As time and air are both running low, we decide to leave our hunt for treasure (and the sharks’ hunt for us) and go up. I stretch my time as long as I can, playfully swimming among the wreckage. Suddenly, I come across a block of stone that seems like it doesn’t belong. It’s unnatural. My buddy comes, and we scrape the algae off the surface.
I wont share the name, but he lived from 1971 to 2005. “Lost at sea but found in our hearts”. Or something like that, we couldn’t get all the grime off. The captain later revealed that this 34 year old man was spearfishing with his father on a day like today. However, when he started coming up, the current really picked up intensity. Nobody knows what happened, but the father said he was on the line one moment, and gone the next. The Coast Guard later put out a sonar buoy to see where his body may have gone, and they discovered in 24 hours the buoy traveled almost 30 miles. His body has never been recovered, but his gravestone lies at the anchorpoint for the Dixie Arrow, for divers to discover anew and contemplate the fragility of a human in deep water. With those sobering thoughts, we began our ascent.
We quickly noticed the current had picked up considerably. I delicately cradled the fragile skeleton in my right hand, while I used my left hand to both release air from my suit and hold on to the line. The current pushed, and the surface waves yanked the line up and down. I couldn’t hold the line, push the button, and pull myself with one hand simultaneously, but I was possessed, compulsively, to not let my urchin go. I held onto the line with my pinky, my whole body dragged around by my single smallest finger.

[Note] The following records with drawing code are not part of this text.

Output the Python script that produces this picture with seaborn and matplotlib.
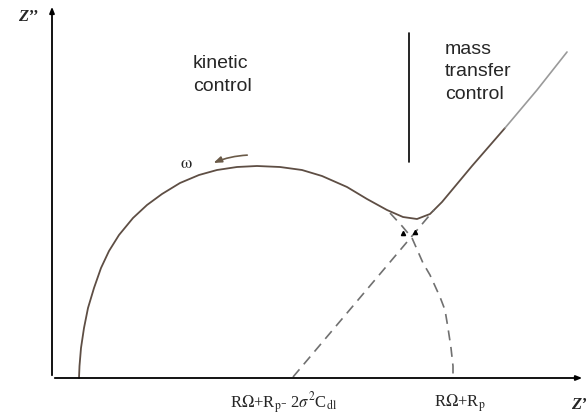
import matplotlib
import numpy as np
import pandas as pd
import seaborn as sns

matplotlib.use("Agg")
import matplotlib.pyplot as plt  # noqa: E402

# Nyquist sketch, units roughly in pixels of the original picture
curve_x = [27, 27.5, 29, 32, 36, 42, 49, 57, 67, 81, 95, 110, 128, 147, 165, 185,
           205, 228, 250, 270, 295, 315, 335, 351, 365, 378, 390, 420, 453]
curve_y = [0, 12, 30, 50, 70, 90, 110, 127, 143, 160, 173, 184, 195, 203, 208, 211,
           212, 211, 208, 202, 191, 179, 168, 161, 159, 164, 176, 212, 250]
tail_x = [453, 485, 515]
tail_y = [250, 288, 326]
dash_line_x = [241, 382]
dash_line_y = [1, 168]
dash_arc_x = [338, 350, 360, 371, 378, 388, 393, 396, 399, 401, 401]
dash_arc_y = [165, 152, 140, 115, 103, 81, 68, 50, 30, 12, 1]
divider_x = [357, 357]
divider_y = [216, 345]
tick_labels = [r"R$\Omega$+R$_{\rm p}$- 2$\sigma^2$C$_{\rm dl}$", r"R$\Omega$+R$_{\rm p}$"]
tick_pos = [232, 408]

curve_color = "#5e4e44"
dash_color = "#707070"

sns.set_theme(style="white")
plt.rcParams["mathtext.fontset"] = "stix"
plt.rcParams["font.family"] = ["Liberation Sans", "DejaVu Sans"]

fig = plt.figure(figsize=(5.87, 4.18), dpi=100)
ax = fig.add_axes([0, 0, 1, 1])
ax.set_xlim(-52, 535)
ax.set_ylim(-40, 378)
ax.axis("off")

curve = pd.DataFrame({"x": curve_x, "y": curve_y})
sns.lineplot(data=curve, x="x", y="y", sort=False, estimator=None, ax=ax,
             color=curve_color, lw=1.3)
ax.plot(tail_x, tail_y, color="#9a9a9a", lw=1.2)
ax.plot(dash_line_x, dash_line_y, color=dash_color, lw=1.2, dashes=(6, 4))
ax.plot(dash_arc_x, dash_arc_y, color=dash_color, lw=1.2, dashes=(6, 4))
ax.plot(divider_x, divider_y, color="black", lw=1.2)
ax.plot([351, 363], [145, 146], ls="none", marker="^", ms=3, color="black")

# axes with arrows
ax.annotate("", xy=(0, 374), xytext=(0, 0),
            arrowprops=dict(arrowstyle="-|>,head_width=0.12,head_length=0.3", color="black", lw=1.3))
ax.annotate("", xy=(533, 0), xytext=(0, 0),
            arrowprops=dict(arrowstyle="-|>,head_width=0.12,head_length=0.3", color="black", lw=1.3))

# omega arrow
ax.annotate("", xy=(159, 214), xytext=(198, 223),
            arrowprops=dict(arrowstyle="-|>,head_width=0.15,head_length=0.4", color="#6a5a48",
                            lw=1.2, connectionstyle="arc3,rad=0.1"))
ax.text(134, 215, r"$\mathrm{\omega}$", fontsize=13, ha="center", va="center")

ax.text(141, 303, "kinetic\ncontrol", fontsize=14, ha="left", va="center", linespacing=1.4)
ax.text(393, 306, "mass\ntransfer\ncontrol", fontsize=14, ha="left", va="center", linespacing=1.4)

serif = ["Liberation Serif", "DejaVu Serif"]
ax.text(-24, 361, "Z’’", fontsize=12, ha="center", va="center", family=serif,
        style="italic", weight="bold")
ax.text(527, -27, "Z’", fontsize=12, ha="center", va="center", family=serif,
        style="italic", weight="bold")
for label, pos in zip(tick_labels, tick_pos):
    ax.text(pos, -25, label, fontsize=12, ha="center", va="center", family=serif)

fig.savefig("out.png", dpi=100)
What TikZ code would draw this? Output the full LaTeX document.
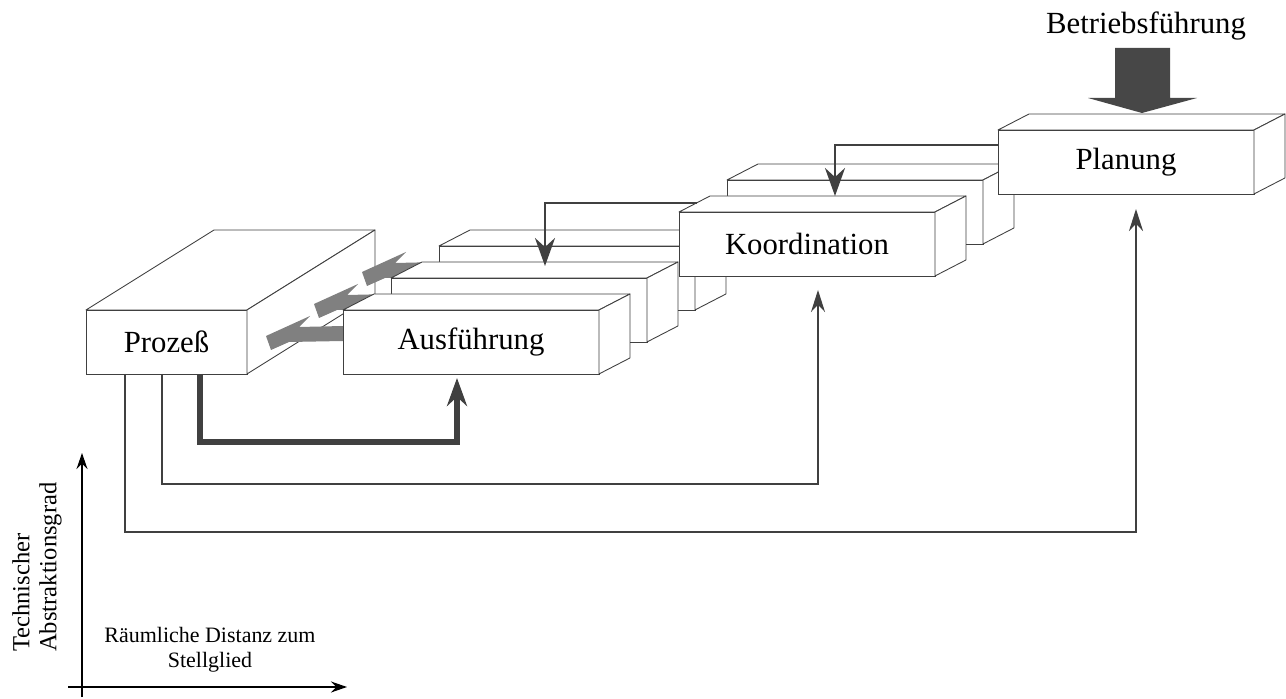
\documentclass[tikz,border=0pt]{standalone}
\usepackage{fontspec}
\setmainfont{Liberation Serif}
\usetikzlibrary{arrows.meta}

\begin{document}
\begin{tikzpicture}[
  x=0.02cm, y=-0.02cm,
  >=Stealth,
  box/.style={draw=black!75,line width=0.5pt,fill=white,anchor=north west,
    minimum width=5.12cm,minimum height=1.28cm,inner sep=0pt,outer sep=0pt,
    font=\fontsize{17.5}{21}\selectfont},
  face/.style={draw=black!75,line width=0.5pt,fill=white,line join=round},
  link/.style={draw=black!75,line width=1.5pt,-{Stealth[length=5.6mm,width=4mm]}},
  biglink/.style={link,line width=3.6pt},
  smalllink/.style={link,-{Stealth[length=4.4mm,width=2.8mm]}},
  greyarrow/.style={fill=black!50},
  axis/.style={line width=0.8pt,-{Stealth[length=3.2mm,width=2.2mm]}},
  lbl/.style={font=\fontsize{12.5}{14.2}\selectfont,align=center}
]
\useasboundingbox (0,0) rectangle (1286,699);

\node[box,minimum width=3.22cm] (proz) at (86,310) {Prozeß};
\filldraw[face] (proz.north west) -- ++(128,-80) -- ([shift={(128,-80)}]proz.north east) -- (proz.north east) -- cycle;
\filldraw[face] (proz.north east) -- ++(128,-80) -- ([shift={(128,-80)}]proz.south east) -- (proz.south east) -- cycle;

\foreach \i in {2,1,0}
  \fill[greyarrow,shift={(48*\i,-32*\i)}] (266,336) -- (310,316) -- (299,327) -- (343,326)
    -- (343,341) -- (289,342) -- (271,350) -- cycle;

\foreach \n/\px/\py/\txt in {a3/439/246/{},a2/391/278/{},a1/343/310/Ausführung,
    k2/727/180/{},k1/679/212/Koordination,plan/998/130/Planung}{
  \node[box] (\n) at (\px,\py) {\txt};
  \filldraw[face] (\n.north west) -- ++(31,-16) -- ([shift={(31,-16)}]\n.north east) -- (\n.north east) -- cycle;
  \filldraw[face] (\n.north east) -- ++(31,-16) -- ([shift={(31,-16)}]\n.south east) -- (\n.south east) -- cycle;
}

\node[font=\fontsize{17.5}{21}\selectfont] (betr) at (1146,26) {Betriebsführung};
\fill[black!72] ([shift={(144,-17)}]plan.north west) -- ++(-54,-15) -- ++(27,0) -- ++(0,-50)
  -- ++(55,0) -- ++(0,50) -- ++(27,0) -- cycle;

\draw[biglink] ([shift={(114,0)}]proz.south west) -- ++(0,68) -| ([shift={(114,4)}]a1.south west);
\draw[smalllink,line width=0.9pt] ([shift={(76,0)}]proz.south west) -- ++(0,110) -| ([shift={(139,14)}]k1.south west);
\draw[smalllink] ([shift={(39,0)}]proz.south west) -- ++(0,158) -| ([shift={(138,15)}]plan.south west);
\draw[link] ([shift={(0,15)}]plan.north west) -| ([shift={(156,-16)}]k1.north west);
\draw[link] ([shift={(18,-9)}]k1.north west) -| ([shift={(154,-12)}]a2.north west);

\coordinate (ybot) at (82,697);
\coordinate (ytop) at (82,453);
\coordinate (xleft) at (68,687);
\coordinate (xright) at (347,687);
\draw[axis] (ybot) -- (ytop);
\draw[axis] (xleft) -- (xright);
\node[rotate=90,align=left,anchor=west,font=\fontsize{14}{15.3}\selectfont] (ylab) at (37,658)
  {Technischer\\Abstraktionsgrad};
\node[lbl] (xlab) at (210,650) {Räumliche Distanz zum\\Stellglied};
\end{tikzpicture}
\end{document}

I pulled, let go of the rope, and immediately grabbed for a further handhold. This pattern pulled me up 80 feet, until I finally let go of the anchor rope and swam for the ladder, nearly missing it. I hauled myself up with one arm, and held out my urchin to the deckhand. I refused to come up until he took it and stored it safely. I came on to the deck exhausted, panting, a splitting headache, and another nosebleed. But I had passed my test.
I don’t still have the urchin. I gave it to the captain to give it to his kid. I’d just break it anyway. In return, he gave me a shark tooth. Stabbed me with it really, but in a joking “This hurts but you won’t die, haha” kinda way. And I didn’t.